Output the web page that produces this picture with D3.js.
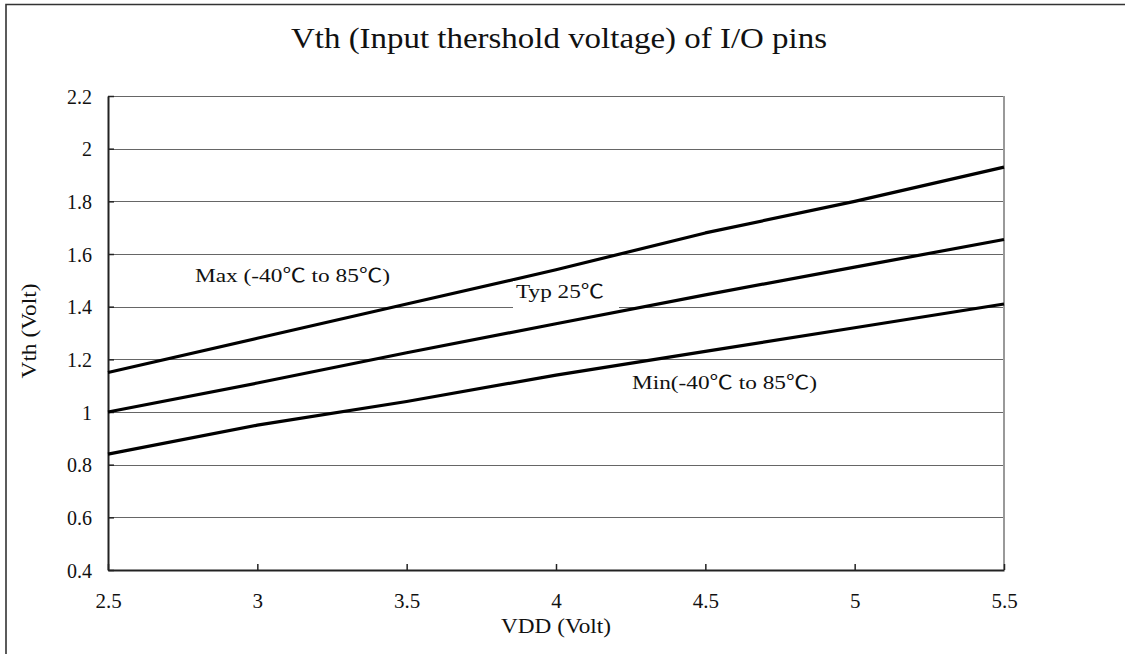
<!DOCTYPE html>
<html>
<head>
<meta charset="utf-8">
<script src="https://cdn.jsdelivr.net/npm/d3@7"></script>
<style>
  html, body { margin: 0; padding: 0; background: #fff; }
  svg { display: block; }
  text { font-family: "Liberation Serif", "Noto Sans CJK TC", serif; fill: #111; }
</style>
</head>
<body>
<svg id="chart" width="1125" height="654"></svg>
<script>
// ---- data ----
const vdd = [2.5, 3, 3.5, 4, 4.5, 5, 5.5];
const vthMax = [1.15, 1.28, 1.41, 1.54, 1.68, 1.80, 1.93];
const vthTyp = [1.00, 1.11, 1.225, 1.335, 1.445, 1.55, 1.655];
const vthMin = [0.84, 0.95, 1.04, 1.14, 1.23, 1.32, 1.41];
const xTicks = [2.5, 3, 3.5, 4, 4.5, 5, 5.5];
const xTickLabels = ["2.5", "3", "3.5", "4", "4.5", "5", "5.5"];
const yTicks = [0.4, 0.6, 0.8, 1.0, 1.2, 1.4, 1.6, 1.8, 2.0, 2.2];
const yTickLabels = ["0.4", "0.6", "0.8", "1", "1.2", "1.4", "1.6", "1.8", "2", "2.2"];
const seriesNames = ["Max (-40℃ to 85℃)", "Typ 25℃", "Min(-40℃ to 85℃)"];
const titleText = "Vth (Input thershold voltage) of I/O pins";
const xTitle = "VDD (Volt)";
const yTitle = "Vth (Volt)";

const svg = d3.select("#chart");
const plot = {left: 108, right: 1004, top: 96, bottom: 570};

const x = d3.scaleLinear().domain([2.5, 5.5]).range([plot.left, plot.right]);
const y = d3.scaleLinear().domain([0.4, 2.2]).range([plot.bottom, plot.top]);

// outer frame (left and top edges visible)
svg.append("path")
  .attr("d", `M6,660 L6,4.5 L1130,4.5`)
  .attr("fill", "none").attr("stroke", "#333").attr("stroke-width", 1.6);

// gridlines
svg.append("g").selectAll("line").data(yTicks.slice(1)).join("line")
  .attr("x1", plot.left).attr("x2", plot.right)
  .attr("y1", d => Math.round(y(d)) + 0.5).attr("y2", d => Math.round(y(d)) + 0.5)
  .attr("stroke", "#666").attr("stroke-width", 1);

// right edge of plot
svg.append("line")
  .attr("x1", plot.right).attr("x2", plot.right)
  .attr("y1", plot.top).attr("y2", plot.bottom)
  .attr("stroke", "#999").attr("stroke-width", 2);

// axes
const yAxis = d3.axisLeft(y).tickValues(yTicks)
  .tickFormat((d, i) => yTickLabels[i]).tickSizeInner(-6).tickSizeOuter(0).tickPadding(22);
const gy = svg.append("g").attr("transform", `translate(${plot.left},0)`).call(yAxis);
gy.select(".domain").attr("stroke", "#222").attr("stroke-width", 2);
gy.selectAll(".tick line").attr("stroke", "#222").attr("stroke-width", 1.5);
gy.selectAll(".tick text").attr("font-size", 20).attr("fill", "#111")
  .attr("font-family", "Liberation Serif, serif").attr("dy", "0.35em").attr("x", -16);

const xAxis = d3.axisBottom(x).tickValues(xTicks)
  .tickFormat((d, i) => xTickLabels[i]).tickSizeInner(-6).tickSizeOuter(0).tickPadding(24);
const gx = svg.append("g").attr("transform", `translate(0,${plot.bottom})`).call(xAxis);
gx.select(".domain").attr("stroke", "#222").attr("stroke-width", 2);
gx.selectAll(".tick line").attr("stroke", "#222").attr("stroke-width", 1.5);
gx.selectAll(".tick text").attr("font-size", 21).attr("fill", "#111")
  .attr("font-family", "Liberation Serif, serif").attr("dy", "0").attr("y", 38);

// data lines
const line = d3.line().x((d, i) => x(vdd[i])).y(d => y(d));
[vthMax, vthTyp, vthMin].forEach(s => {
  svg.append("path").datum(s).attr("d", line)
    .attr("fill", "none").attr("stroke", "#000").attr("stroke-width", 3.2)
    .attr("stroke-linejoin", "round");
});

// labels
svg.append("text").attr("x", 195).attr("y", 282).attr("font-size", 19)
  .attr("textLength", 195).attr("lengthAdjust", "spacingAndGlyphs").text(seriesNames[0]);

svg.append("rect").attr("x", 513).attr("y", 281).attr("width", 106).attr("height", 27).attr("fill", "#fff");
svg.append("text").attr("x", 516).attr("y", 298).attr("font-size", 19)
  .attr("textLength", 88).attr("lengthAdjust", "spacingAndGlyphs").text(seriesNames[1]);

svg.append("text").attr("x", 632).attr("y", 389).attr("font-size", 19)
  .attr("textLength", 185).attr("lengthAdjust", "spacingAndGlyphs").text(seriesNames[2]);

// titles
svg.append("text").attr("x", 559).attr("y", 48).attr("text-anchor", "middle")
  .attr("font-size", 29).attr("textLength", 536).attr("lengthAdjust", "spacingAndGlyphs").text(titleText);
svg.append("text").attr("x", 556).attr("y", 633).attr("text-anchor", "middle")
  .attr("font-size", 21).attr("textLength", 110).attr("lengthAdjust", "spacingAndGlyphs").text(xTitle);
svg.append("text").attr("transform", "translate(36,331) rotate(-90)").attr("text-anchor", "middle")
  .attr("font-size", 21).attr("textLength", 95).attr("lengthAdjust", "spacingAndGlyphs").text(yTitle);
</script>
</body>
</html>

····················

Request:
Set every line down exactly as written, leaving each picture out.

Result for this task:
Output the web page that produces this picture with D3.js.
<!DOCTYPE html>
<html>
<head>
<meta charset="utf-8">
<script src="https://cdn.jsdelivr.net/npm/d3@7"></script>
<style>
  html, body { margin: 0; padding: 0; background: #fff; }
  svg { display: block; }
  text { font-family: "Liberation Serif", "Noto Sans CJK TC", serif; fill: #111; }
</style>
</head>
<body>
<svg id="chart" width="1125" height="654"></svg>
<script>
// ---- data ----
const vdd = [2.5, 3, 3.5, 4, 4.5, 5, 5.5];
const vthMax = [1.15, 1.28, 1.41, 1.54, 1.68, 1.80, 1.93];
const vthTyp = [1.00, 1.11, 1.225, 1.335, 1.445, 1.55, 1.655];
const vthMin = [0.84, 0.95, 1.04, 1.14, 1.23, 1.32, 1.41];
const xTicks = [2.5, 3, 3.5, 4, 4.5, 5, 5.5];
const xTickLabels = ["2.5", "3", "3.5", "4", "4.5", "5", "5.5"];
const yTicks = [0.4, 0.6, 0.8, 1.0, 1.2, 1.4, 1.6, 1.8, 2.0, 2.2];
const yTickLabels = ["0.4", "0.6", "0.8", "1", "1.2", "1.4", "1.6", "1.8", "2", "2.2"];
const seriesNames = ["Max (-40℃ to 85℃)", "Typ 25℃", "Min(-40℃ to 85℃)"];
const titleText = "Vth (Input thershold voltage) of I/O pins";
const xTitle = "VDD (Volt)";
const yTitle = "Vth (Volt)";

const svg = d3.select("#chart");
const plot = {left: 108, right: 1004, top: 96, bottom: 570};

const x = d3.scaleLinear().domain([2.5, 5.5]).range([plot.left, plot.right]);
const y = d3.scaleLinear().domain([0.4, 2.2]).range([plot.bottom, plot.top]);

// outer frame (left and top edges visible)
svg.append("path")
  .attr("d", `M6,660 L6,4.5 L1130,4.5`)
  .attr("fill", "none").attr("stroke", "#333").attr("stroke-width", 1.6);

// gridlines
svg.append("g").selectAll("line").data(yTicks.slice(1)).join("line")
  .attr("x1", plot.left).attr("x2", plot.right)
  .attr("y1", d => Math.round(y(d)) + 0.5).attr("y2", d => Math.round(y(d)) + 0.5)
  .attr("stroke", "#666").attr("stroke-width", 1);

// right edge of plot
svg.append("line")
  .attr("x1", plot.right).attr("x2", plot.right)
  .attr("y1", plot.top).attr("y2", plot.bottom)
  .attr("stroke", "#999").attr("stroke-width", 2);

// axes
const yAxis = d3.axisLeft(y).tickValues(yTicks)
  .tickFormat((d, i) => yTickLabels[i]).tickSizeInner(-6).tickSizeOuter(0).tickPadding(22);
const gy = svg.append("g").attr("transform", `translate(${plot.left},0)`).call(yAxis);
gy.select(".domain").attr("stroke", "#222").attr("stroke-width", 2);
gy.selectAll(".tick line").attr("stroke", "#222").attr("stroke-width", 1.5);
gy.selectAll(".tick text").attr("font-size", 20).attr("fill", "#111")
  .attr("font-family", "Liberation Serif, serif").attr("dy", "0.35em").attr("x", -16);

const xAxis = d3.axisBottom(x).tickValues(xTicks)
  .tickFormat((d, i) => xTickLabels[i]).tickSizeInner(-6).tickSizeOuter(0).tickPadding(24);
const gx = svg.append("g").attr("transform", `translate(0,${plot.bottom})`).call(xAxis);
gx.select(".domain").attr("stroke", "#222").attr("stroke-width", 2);
gx.selectAll(".tick line").attr("stroke", "#222").attr("stroke-width", 1.5);
gx.selectAll(".tick text").attr("font-size", 21).attr("fill", "#111")
  .attr("font-family", "Liberation Serif, serif").attr("dy", "0").attr("y", 38);

// data lines
const line = d3.line().x((d, i) => x(vdd[i])).y(d => y(d));
[vthMax, vthTyp, vthMin].forEach(s => {
  svg.append("path").datum(s).attr("d", line)
    .attr("fill", "none").attr("stroke", "#000").attr("stroke-width", 3.2)
    .attr("stroke-linejoin", "round");
});

// labels
svg.append("text").attr("x", 195).attr("y", 282).attr("font-size", 19)
  .attr("textLength", 195).attr("lengthAdjust", "spacingAndGlyphs").text(seriesNames[0]);

svg.append("rect").attr("x", 513).attr("y", 281).attr("width", 106).attr("height", 27).attr("fill", "#fff");
svg.append("text").attr("x", 516).attr("y", 298).attr("font-size", 19)
  .attr("textLength", 88).attr("lengthAdjust", "spacingAndGlyphs").text(seriesNames[1]);

svg.append("text").attr("x", 632).attr("y", 389).attr("font-size", 19)
  .attr("textLength", 185).attr("lengthAdjust", "spacingAndGlyphs").text(seriesNames[2]);

// titles
svg.append("text").attr("x", 559).attr("y", 48).attr("text-anchor", "middle")
  .attr("font-size", 29).attr("textLength", 536).attr("lengthAdjust", "spacingAndGlyphs").text(titleText);
svg.append("text").attr("x", 556).attr("y", 633).attr("text-anchor", "middle")
  .attr("font-size", 21).attr("textLength", 110).attr("lengthAdjust", "spacingAndGlyphs").text(xTitle);
svg.append("text").attr("transform", "translate(36,331) rotate(-90)").attr("text-anchor", "middle")
  .attr("font-size", 21).attr("textLength", 95).attr("lengthAdjust", "spacingAndGlyphs").text(yTitle);
</script>
</body>
</html>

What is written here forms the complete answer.